Alternatively if a number of such operations will be
done and memory is not an issue, then you could do:
singlefoo <- do.call('rbind', foo)
max(singlefoo[, 1])
Patrick Burns
[EMAIL PROTECTED]
+44 (0)20 8525 0696
http://www.burns-stat.com
(home of S Poetry and "A Guide for the Unwilling S User")
jim holtman wrote:
actually meant to say:
max(sapply(foo, function(x) max(x[,1])))
On Tue, Oct 14, 2008 at 5:49 PM, Carl Witthoft <[EMAIL PROTECTED]> wrote:
Hi,
Sorry to bother with something that should be simple, but I can't find it.
Suppose I have a list, each element of which is a 2xN dataframe, where N
could be different for each element.
Is there some simple structure to let me examine all the elements of each
element's first column?

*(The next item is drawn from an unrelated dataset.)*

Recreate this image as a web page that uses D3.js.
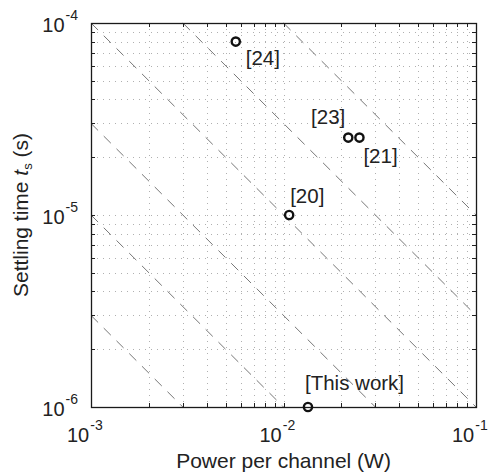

For example:
foo
$first
[,1] [,2]
[1,] 1 4
[2,] 2 5
[3,] 3 6
$second
[,1] [,2]
[1,] 1 6
[2,] 2 8
[3,] 3 6
[4,] 4 8
To find the maximum element in all first columns (say, to set the range of a
plot where all first columns are x-data), I'd like the legal equivalent of
max(foo[[*]][,1])
(where here "*" is a wildcard intended to span all elements of foo)
Or do I have to use one of the apply() functions?